Vote for this home for our 2022 Home of the Year! Get your vote in by 11:59 pm on November 29, 2022.

When Stan Fuller and his wife, Julie, approached designer Jennifer Heffel to update their home on Eagle Island in West Vancouver, the house had seen better days. “We went to Jennifer and said, ‘We want to keep this house forever,’” says Fuller, who co-founded Earls Restaurants with his father, Bus. “We’ve raised four kids here, we intend to have this place used on the weekends by our children, and when they get married and they have children, we want it to be that kind of place. But the house had been beaten up pretty thoroughly by four boys growing up there.”

And so the direction to Heffel’s team at HB Design was pretty straightforward: “The qualifier was to make it beautiful and bulletproof at the same time,” says the designer. 

Designers Helena Lomax (left) and Alex McFadyen from HB Design set the table.The dining room chairs—featuring a custom colour along with custom leather seats—are from Hollywood at Home in L.A. (Credit: Ema Peter)

Heffel also knew she wanted to stay true to the character of the home—this wasn’t about trying to start from scratch. “The original home was stone clad, heavy with dark woods, strong mouldings and reclaimed floors,” she says. “It was a bit rustic, as an Eagle Island home would be. And we wanted to retain that.”

There had been a few unfortunate renovations over the years—“Like somebody was trying to make it into a beach farmhouse,” with a hodgepodge of too many styles, she says. “We wanted to strip it back to the original intent, and start layering on complementary design elements.” 

That meant embracing the beautiful chocolate wood tones, and adding in layers of detail: ceiling treatments, linen wallcoverings, rustic notes like lamps with marine-inspired cording on them. Heavy beams were retained but stripped and stained a richer, darker colour from the orangey shade they’d faded to over time. 

After an extensive renovation, this beachy home is ready to host friends again—including in this upper-floor games room. (Credit: Ema Peter)

The living room, rarely used pre-renovation, is now the heart of the home, thanks to a re-think of the smaller windows and French doors that once lined the wall. Heffel and her team mapped out which doors were actually used and replaced—and the rest became fixed picture windows, which now flood the room with natural light and open up the home to the views outside. 

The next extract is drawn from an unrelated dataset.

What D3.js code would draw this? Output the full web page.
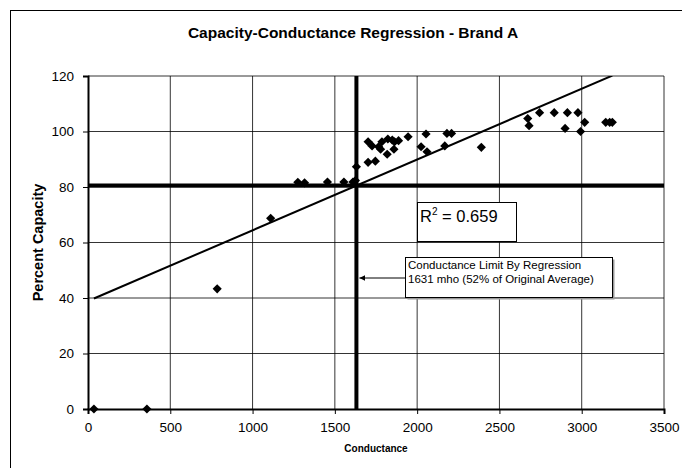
<!DOCTYPE html>
<html lang="en">
<head>
    <meta charset="UTF-8">
    <title>Capacity-Conductance Regression - Brand A</title>
    <style>
        body { margin: 0; background: #fff; }
        svg { display: block; font-family: "Liberation Sans", Arial, sans-serif; }
        .tick text { font-size: 13.5px; fill: #000; }
        .grid line { stroke: #000; stroke-width: 0.8; }
        .note { font-size: 11.5px; fill: #000; }
    </style>
</head>
<body>
    <div id="chart"></div>

    <script src="https://d3js.org/d3.v7.min.js"></script>
    <script>
        // measured points (conductance in mho, percent capacity)
        const conductance = [36, 358, 785, 1110, 1275, 1316, 1455, 1555, 1610, 1625, 1631,
            1702, 1746, 1702, 1726, 1766, 1778, 1786, 1818, 1822, 1849, 1863, 1887, 1859,
            1945, 2054, 2024, 2060, 2181, 2209, 2168, 2390, 2672, 2680, 2744, 2833, 2913,
            2899, 2977, 3018, 2993, 3146, 3170, 3186];
        const capacity = [0, 0, 43.3, 68.7, 81.7, 81.5, 81.8, 81.8, 81.8, 82.3, 87.3,
            88.9, 89.3, 96.3, 94.8, 94.5, 93.6, 96.3, 91.8, 97.3, 96.9, 96.3, 96.7, 93.6,
            98.1, 99.1, 94.5, 92.7, 99.3, 99.3, 94.8, 94.3, 104.7, 102.1, 106.8, 106.8, 106.8,
            101.1, 106.8, 103.3, 100.0, 103.3, 103.3, 103.3];

        const xTicks = [0, 500, 1000, 1500, 2000, 2500, 3000, 3500];
        const yTicks = [0, 20, 40, 60, 80, 100, 120];

        // linear trendline as shown on the chart
        const trendSlope = 0.0255;
        const trendIntercept = 38.9;
        const rSquared = 0.659;

        const limitCapacity = 80.5;
        const limitConductance = 1631;
        const noteLines = ["Conductance Limit By Regression", "1631 mho (52% of Original Average)"];

        const width = 682, height = 468;
        const margin = { top: 76, right: 18, bottom: 59, left: 88 };

        const svg = d3.select("#chart").append("svg")
            .attr("width", width)
            .attr("height", height);

        // outer chart frame
        svg.append("rect")
            .attr("x", 10.5).attr("y", 10.5)
            .attr("width", 700).attr("height", 500)
            .attr("fill", "none").attr("stroke", "#000").attr("stroke-width", 1);

        const x = d3.scaleLinear()
            .domain([0, 3500])
            .range([margin.left, width - margin.right]);
        const y = d3.scaleLinear()
            .domain([0, 120])
            .range([height - margin.bottom, margin.top]);

        // gridlines
        svg.append("g").attr("class", "grid")
            .selectAll("line.v").data(xTicks.slice(1)).enter().append("line")
            .attr("x1", d => x(d)).attr("x2", d => x(d))
            .attr("y1", y(0)).attr("y2", y(120));
        svg.append("g").attr("class", "grid")
            .selectAll("line.h").data(yTicks.slice(1)).enter().append("line")
            .attr("x1", x(0)).attr("x2", x(3500))
            .attr("y1", d => y(d)).attr("y2", d => y(d));

        // axes
        const xAxis = svg.append("g")
            .attr("transform", `translate(0,${y(0)})`)
            .call(d3.axisBottom(x).tickValues(xTicks).tickSize(5).tickPadding(8).tickFormat(d3.format("d")));
        const yAxis = svg.append("g")
            .attr("transform", `translate(${x(0)},0)`)
            .call(d3.axisLeft(y).tickValues(yTicks).tickSize(5).tickPadding(9).tickFormat(d3.format("d")));
        [xAxis, yAxis].forEach(a => {
            a.select(".domain").attr("stroke", "#000").attr("stroke-width", 2);
            a.selectAll(".tick line").attr("stroke", "#000");
        });

        // threshold lines
        svg.append("line")
            .attr("x1", x(0)).attr("x2", x(3500))
            .attr("y1", y(limitCapacity)).attr("y2", y(limitCapacity))
            .attr("stroke", "#000").attr("stroke-width", 4);
        svg.append("line")
            .attr("x1", x(limitConductance)).attr("x2", x(limitConductance))
            .attr("y1", y(0)).attr("y2", y(120))
            .attr("stroke", "#000").attr("stroke-width", 4);

        // trendline, from min to max conductance, clipped to the plot
        svg.append("clipPath").attr("id", "plotClip")
            .append("rect")
            .attr("x", x(0)).attr("y", y(120))
            .attr("width", x(3500) - x(0)).attr("height", y(0) - y(120));
        const x0 = d3.min(conductance), x1 = d3.max(conductance);
        svg.append("line")
            .attr("clip-path", "url(#plotClip)")
            .attr("x1", x(x0)).attr("y1", y(trendIntercept + trendSlope * x0))
            .attr("x2", x(x1)).attr("y2", y(trendIntercept + trendSlope * x1))
            .attr("stroke", "#000").attr("stroke-width", 2);

        // points
        const points = conductance.map((c, i) => ({ c: c, v: capacity[i] }));
        svg.append("g")
            .selectAll("path")
            .data(points)
            .enter()
            .append("path")
            .attr("d", d3.symbol().type(d3.symbolSquare).size(42))
            .attr("transform", d => `translate(${x(d.c)},${y(d.v)}) rotate(45)`)
            .attr("fill", "#000");

        // R squared box
        const rBox = svg.append("g").attr("transform", "translate(417,202)");
        rBox.append("rect")
            .attr("x", 0.5).attr("y", 0.5)
            .attr("width", 99).attr("height", 39)
            .attr("fill", "#fff").attr("stroke", "#000").attr("stroke-width", 1);
        const rText = rBox.append("text")
            .attr("x", 3).attr("y", 20)
            .attr("font-size", 16.5);
        rText.append("tspan").text("R");
        rText.append("tspan").attr("font-size", 10).attr("dy", -7).text("2");
        rText.append("tspan").attr("dy", 7).text(` = ${rSquared}`);

        // note box with arrow to the limit line
        const noteX = 405, noteY = 257;
        svg.append("rect")
            .attr("x", noteX + 2.5).attr("y", noteY + 2.5)
            .attr("width", 207).attr("height", 40)
            .attr("fill", "#999");
        svg.append("rect")
            .attr("x", noteX + 0.5).attr("y", noteY + 0.5)
            .attr("width", 207).attr("height", 40)
            .attr("fill", "#fff").attr("stroke", "#000").attr("stroke-width", 1);
        svg.selectAll("text.note")
            .data(noteLines)
            .enter()
            .append("text")
            .attr("class", "note")
            .attr("x", noteX + 3)
            .attr("y", (d, i) => noteY + 12 + i * 14)
            .text(d => d);

        svg.append("defs").append("marker")
            .attr("id", "arrow")
            .attr("viewBox", "0 0 10 10")
            .attr("refX", 10).attr("refY", 5)
            .attr("markerWidth", 6).attr("markerHeight", 6)
            .attr("orient", "auto")
            .append("path")
            .attr("d", "M0,0L10,5L0,10Z")
            .attr("fill", "#000");
        svg.append("line")
            .attr("x1", noteX).attr("y1", noteY + 21)
            .attr("x2", x(limitConductance) + 3).attr("y2", noteY + 21)
            .attr("stroke", "#000").attr("stroke-width", 1)
            .attr("marker-end", "url(#arrow)");

        // titles
        svg.append("text")
            .attr("x", 353).attr("y", 38)
            .attr("text-anchor", "middle")
            .attr("font-size", 15.5).attr("font-weight", "bold")
            .text("Capacity-Conductance Regression - Brand A");
        svg.append("text")
            .attr("transform", `translate(43,${(y(0) + y(120)) / 2}) rotate(-90)`)
            .attr("text-anchor", "middle")
            .attr("font-size", 14.5).attr("font-weight", "bold")
            .text("Percent Capacity");
        svg.append("text")
            .attr("x", 376).attr("y", 452)
            .attr("text-anchor", "middle")
            .attr("font-size", 10).attr("font-weight", "bold")
            .text("Conductance");
    </script>
</body>
</html>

The wall above the fireplace in the same room was reconstructed using stone from an exterior wall on the back side of the house—stone that was originally blasted from the property when it was built 25 years ago. And that gorgeous coffered ceiling is new, too. “I feel in a large room like this one, the ‘fifth wall’ is very, very important,” says Heffel. The detail adds visual interest, and also has the added benefit of disguising roller-blinds that were installed along the perimeter of the room, intended to filter the afternoon sun on warm days. 

The pendant in the living room is a Visual Comfort light that the team sent to a marine expert, who customized it with rope detailing. The mask over the fireplace is from Coast Salish master carver Francis Horne Sr. (Credit: Ema Peter)

The “bulletproof” component of the directive was handled in clever ways. The cream-coloured linen sofa and chair in the casual family room off the kitchen—and, in fact, the majority of the furnishings—are actually covered in Perennials indoor-outdoor fabric. “They didn’t want to be worrying about someone spilling something
on the sofa—they wanted this house to be indestructible,” says Heffel. “Even 90 percent of the rugs are indoor-outdoor area rugs, with the newer, softer feel to them.”

In the dining room, the original table was stained to better match the now-richer colour palette of the home, and paired with comfortable chairs with wicker backs and leather seats. The dining room also connects with a wine room, the latter now lined with barrel staves from a Napa vineyard—once part of a private seating area in an Earls location in North Vancouver. A chandelier from the Chicago World’s Fair, acquired from Scott Landon Antiques, sets the mood for the space, and when the family needs more seating, they set up a table in here, too. “The intent of the house is to have quite a flow of different areas for different groups of people to sit down,” says Heffel. “They entertain a lot, and they entertain quite casually.”

 

The kitchen was designed to be rustic and nautical at the same time. Recessed metal pulls in oak cabinets pair up with leathered dark stone counters and ocean-blue vertical tile on the backsplash. The light fixture was custom: the HB Design team had it detailed with rope to bring in the nautical element. The stools are from Palecek. (Credit: Ema Peter)

The Fullers couldn’t be happier with the new space—and Heffel couldn’t be happier with that. “My definition of success is how thrilled they are, and how this house has been given a new life,” she says. “I love the emotional side of homes for people, when people are emotionally attached to the memories. And I feel like now we’ve given this home, which sat there lonely and not used, this renewed love.”